-- GIVEN INSTRUCTION --
Each line from the start of the data below through the one containing "var years = d3.range(1901, 2011);" must be reproduced exactly.

::::::::

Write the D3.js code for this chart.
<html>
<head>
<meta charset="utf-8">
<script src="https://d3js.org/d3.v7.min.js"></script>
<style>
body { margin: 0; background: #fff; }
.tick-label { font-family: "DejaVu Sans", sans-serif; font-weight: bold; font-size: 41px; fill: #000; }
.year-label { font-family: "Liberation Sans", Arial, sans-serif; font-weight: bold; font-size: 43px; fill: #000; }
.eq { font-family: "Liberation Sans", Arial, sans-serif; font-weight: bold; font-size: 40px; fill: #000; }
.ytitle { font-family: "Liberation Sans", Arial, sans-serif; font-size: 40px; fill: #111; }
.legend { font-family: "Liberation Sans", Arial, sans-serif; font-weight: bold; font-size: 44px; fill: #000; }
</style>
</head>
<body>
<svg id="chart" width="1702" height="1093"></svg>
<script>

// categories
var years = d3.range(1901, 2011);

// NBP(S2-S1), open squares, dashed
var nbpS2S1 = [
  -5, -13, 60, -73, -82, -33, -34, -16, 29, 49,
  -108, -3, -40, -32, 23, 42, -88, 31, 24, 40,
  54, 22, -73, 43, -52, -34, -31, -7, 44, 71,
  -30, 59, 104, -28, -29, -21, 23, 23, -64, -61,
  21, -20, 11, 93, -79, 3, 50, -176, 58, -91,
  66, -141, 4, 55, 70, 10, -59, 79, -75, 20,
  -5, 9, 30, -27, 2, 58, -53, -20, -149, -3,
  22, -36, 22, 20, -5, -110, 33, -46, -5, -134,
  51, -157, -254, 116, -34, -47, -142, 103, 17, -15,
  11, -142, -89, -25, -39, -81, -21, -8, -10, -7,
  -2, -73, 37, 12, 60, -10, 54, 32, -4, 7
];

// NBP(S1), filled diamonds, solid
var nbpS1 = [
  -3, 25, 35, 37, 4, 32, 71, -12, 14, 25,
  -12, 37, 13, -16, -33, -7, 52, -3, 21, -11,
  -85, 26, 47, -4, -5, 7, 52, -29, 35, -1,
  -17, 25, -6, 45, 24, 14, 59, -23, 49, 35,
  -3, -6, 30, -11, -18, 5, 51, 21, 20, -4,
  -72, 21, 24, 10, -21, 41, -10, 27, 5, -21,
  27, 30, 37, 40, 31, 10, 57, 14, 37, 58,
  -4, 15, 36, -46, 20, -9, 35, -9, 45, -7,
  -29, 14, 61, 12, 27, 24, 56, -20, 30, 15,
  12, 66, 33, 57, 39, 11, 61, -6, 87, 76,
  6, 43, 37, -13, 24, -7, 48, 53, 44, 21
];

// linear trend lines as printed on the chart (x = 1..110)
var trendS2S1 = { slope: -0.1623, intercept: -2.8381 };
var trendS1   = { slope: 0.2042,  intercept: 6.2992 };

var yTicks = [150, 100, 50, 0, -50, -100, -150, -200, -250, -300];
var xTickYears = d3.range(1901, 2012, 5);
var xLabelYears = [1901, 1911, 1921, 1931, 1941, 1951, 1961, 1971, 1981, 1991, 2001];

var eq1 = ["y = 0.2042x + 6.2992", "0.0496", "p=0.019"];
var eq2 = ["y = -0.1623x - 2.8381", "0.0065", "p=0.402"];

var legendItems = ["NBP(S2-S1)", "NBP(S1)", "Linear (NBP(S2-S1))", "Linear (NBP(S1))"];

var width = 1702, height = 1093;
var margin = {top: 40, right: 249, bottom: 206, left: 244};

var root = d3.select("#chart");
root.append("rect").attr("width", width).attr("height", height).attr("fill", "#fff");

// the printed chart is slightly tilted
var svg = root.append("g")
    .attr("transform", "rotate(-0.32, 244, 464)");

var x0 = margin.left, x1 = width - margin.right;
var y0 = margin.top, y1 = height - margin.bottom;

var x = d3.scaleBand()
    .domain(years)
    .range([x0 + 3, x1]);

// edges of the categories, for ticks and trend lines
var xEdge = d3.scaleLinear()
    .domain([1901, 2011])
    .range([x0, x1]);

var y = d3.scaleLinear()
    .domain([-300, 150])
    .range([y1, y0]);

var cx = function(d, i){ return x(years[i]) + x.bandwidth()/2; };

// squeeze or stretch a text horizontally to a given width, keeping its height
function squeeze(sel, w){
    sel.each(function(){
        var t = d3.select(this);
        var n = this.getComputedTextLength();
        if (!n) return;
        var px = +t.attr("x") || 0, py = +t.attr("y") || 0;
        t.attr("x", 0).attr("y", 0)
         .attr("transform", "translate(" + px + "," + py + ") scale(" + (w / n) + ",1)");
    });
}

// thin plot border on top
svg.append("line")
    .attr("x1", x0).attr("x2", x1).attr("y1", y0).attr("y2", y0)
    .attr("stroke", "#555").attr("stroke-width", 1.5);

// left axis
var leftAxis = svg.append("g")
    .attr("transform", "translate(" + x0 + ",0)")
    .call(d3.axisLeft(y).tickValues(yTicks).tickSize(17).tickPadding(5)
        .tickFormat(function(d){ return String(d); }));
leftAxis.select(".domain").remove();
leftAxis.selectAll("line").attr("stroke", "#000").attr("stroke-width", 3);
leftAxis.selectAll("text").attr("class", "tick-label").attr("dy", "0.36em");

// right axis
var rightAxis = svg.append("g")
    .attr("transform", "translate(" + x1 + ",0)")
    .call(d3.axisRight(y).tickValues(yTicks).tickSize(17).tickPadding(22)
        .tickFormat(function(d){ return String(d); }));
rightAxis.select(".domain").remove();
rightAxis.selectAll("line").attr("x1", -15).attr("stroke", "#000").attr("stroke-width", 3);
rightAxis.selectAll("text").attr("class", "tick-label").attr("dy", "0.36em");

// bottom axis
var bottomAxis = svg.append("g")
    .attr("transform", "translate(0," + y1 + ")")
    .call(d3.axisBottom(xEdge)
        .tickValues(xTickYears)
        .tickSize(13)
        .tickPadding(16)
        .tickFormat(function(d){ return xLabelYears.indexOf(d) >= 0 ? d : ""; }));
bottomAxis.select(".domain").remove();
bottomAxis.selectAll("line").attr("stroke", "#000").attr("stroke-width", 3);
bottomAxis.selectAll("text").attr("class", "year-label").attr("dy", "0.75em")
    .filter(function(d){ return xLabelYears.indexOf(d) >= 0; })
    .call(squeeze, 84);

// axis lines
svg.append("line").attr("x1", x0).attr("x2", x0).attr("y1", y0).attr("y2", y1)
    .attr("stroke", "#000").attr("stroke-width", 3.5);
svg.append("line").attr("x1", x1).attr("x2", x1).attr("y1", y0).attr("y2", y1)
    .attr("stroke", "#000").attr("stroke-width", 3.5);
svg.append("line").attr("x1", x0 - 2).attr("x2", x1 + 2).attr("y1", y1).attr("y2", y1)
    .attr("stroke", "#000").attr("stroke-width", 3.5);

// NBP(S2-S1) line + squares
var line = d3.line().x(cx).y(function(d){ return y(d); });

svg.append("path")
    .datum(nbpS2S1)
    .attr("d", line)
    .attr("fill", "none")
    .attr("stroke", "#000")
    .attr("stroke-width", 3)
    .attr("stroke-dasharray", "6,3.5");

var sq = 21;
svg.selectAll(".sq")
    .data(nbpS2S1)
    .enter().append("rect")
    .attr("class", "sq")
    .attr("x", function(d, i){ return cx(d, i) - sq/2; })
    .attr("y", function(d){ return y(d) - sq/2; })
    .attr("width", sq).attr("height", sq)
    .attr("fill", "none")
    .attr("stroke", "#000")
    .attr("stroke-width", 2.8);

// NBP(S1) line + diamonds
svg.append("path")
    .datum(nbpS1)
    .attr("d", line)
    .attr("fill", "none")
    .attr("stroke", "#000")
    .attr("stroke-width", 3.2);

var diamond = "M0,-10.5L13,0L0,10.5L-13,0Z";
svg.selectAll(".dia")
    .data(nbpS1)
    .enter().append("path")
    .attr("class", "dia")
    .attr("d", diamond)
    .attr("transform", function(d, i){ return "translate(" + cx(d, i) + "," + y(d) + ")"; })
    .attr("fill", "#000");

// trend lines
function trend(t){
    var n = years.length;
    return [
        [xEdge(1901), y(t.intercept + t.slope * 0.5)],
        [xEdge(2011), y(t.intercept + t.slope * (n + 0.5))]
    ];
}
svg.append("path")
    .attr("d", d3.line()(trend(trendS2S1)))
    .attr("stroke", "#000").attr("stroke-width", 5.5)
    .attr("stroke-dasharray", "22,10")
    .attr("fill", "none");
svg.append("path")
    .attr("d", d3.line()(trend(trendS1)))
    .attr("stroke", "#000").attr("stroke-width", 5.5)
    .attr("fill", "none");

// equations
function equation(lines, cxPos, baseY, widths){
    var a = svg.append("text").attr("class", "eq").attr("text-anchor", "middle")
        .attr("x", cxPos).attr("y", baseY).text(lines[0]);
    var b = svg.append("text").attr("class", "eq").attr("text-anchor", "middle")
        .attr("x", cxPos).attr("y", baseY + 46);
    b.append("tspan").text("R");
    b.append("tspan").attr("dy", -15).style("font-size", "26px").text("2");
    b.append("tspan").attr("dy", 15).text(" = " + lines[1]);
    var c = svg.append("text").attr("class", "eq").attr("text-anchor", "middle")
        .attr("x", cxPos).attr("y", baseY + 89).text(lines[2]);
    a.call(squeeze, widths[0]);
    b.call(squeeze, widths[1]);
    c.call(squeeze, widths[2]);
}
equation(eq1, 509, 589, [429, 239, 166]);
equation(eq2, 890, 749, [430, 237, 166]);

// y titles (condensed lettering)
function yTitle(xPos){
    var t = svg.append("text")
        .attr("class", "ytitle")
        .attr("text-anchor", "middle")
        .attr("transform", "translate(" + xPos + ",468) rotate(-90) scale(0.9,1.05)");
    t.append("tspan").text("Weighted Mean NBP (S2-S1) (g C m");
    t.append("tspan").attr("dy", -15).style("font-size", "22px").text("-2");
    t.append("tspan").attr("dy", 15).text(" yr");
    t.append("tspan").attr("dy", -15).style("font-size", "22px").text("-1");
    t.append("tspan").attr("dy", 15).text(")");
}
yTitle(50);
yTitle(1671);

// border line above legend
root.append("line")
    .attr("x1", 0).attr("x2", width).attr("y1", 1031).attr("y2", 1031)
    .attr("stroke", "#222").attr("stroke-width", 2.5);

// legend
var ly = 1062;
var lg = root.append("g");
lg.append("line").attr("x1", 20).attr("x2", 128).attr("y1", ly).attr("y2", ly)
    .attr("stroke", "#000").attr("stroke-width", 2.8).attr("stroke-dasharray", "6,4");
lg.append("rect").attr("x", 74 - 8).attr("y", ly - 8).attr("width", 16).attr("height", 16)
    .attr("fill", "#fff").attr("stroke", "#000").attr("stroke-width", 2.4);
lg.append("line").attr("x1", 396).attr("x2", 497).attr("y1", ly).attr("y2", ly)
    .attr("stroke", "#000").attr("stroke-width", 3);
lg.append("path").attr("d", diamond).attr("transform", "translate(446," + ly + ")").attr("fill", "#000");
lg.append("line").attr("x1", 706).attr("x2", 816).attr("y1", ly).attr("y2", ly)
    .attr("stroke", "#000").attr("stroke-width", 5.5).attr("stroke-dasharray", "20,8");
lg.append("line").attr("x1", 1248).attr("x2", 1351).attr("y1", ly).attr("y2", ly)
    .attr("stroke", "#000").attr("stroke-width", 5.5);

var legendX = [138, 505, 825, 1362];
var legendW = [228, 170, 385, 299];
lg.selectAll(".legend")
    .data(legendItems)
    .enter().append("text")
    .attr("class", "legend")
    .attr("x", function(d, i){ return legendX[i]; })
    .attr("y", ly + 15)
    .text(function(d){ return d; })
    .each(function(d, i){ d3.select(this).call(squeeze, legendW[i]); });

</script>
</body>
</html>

::::::::

-- THE ANSWER --
Write the D3.js code for this chart.
<html>
<head>
<meta charset="utf-8">
<script src="https://d3js.org/d3.v7.min.js"></script>
<style>
body { margin: 0; background: #fff; }
.tick-label { font-family: "DejaVu Sans", sans-serif; font-weight: bold; font-size: 41px; fill: #000; }
.year-label { font-family: "Liberation Sans", Arial, sans-serif; font-weight: bold; font-size: 43px; fill: #000; }
.eq { font-family: "Liberation Sans", Arial, sans-serif; font-weight: bold; font-size: 40px; fill: #000; }
.ytitle { font-family: "Liberation Sans", Arial, sans-serif; font-size: 40px; fill: #111; }
.legend { font-family: "Liberation Sans", Arial, sans-serif; font-weight: bold; font-size: 44px; fill: #000; }
</style>
</head>
<body>
<svg id="chart" width="1702" height="1093"></svg>
<script>

// categories
var years = d3.range(1901, 2011);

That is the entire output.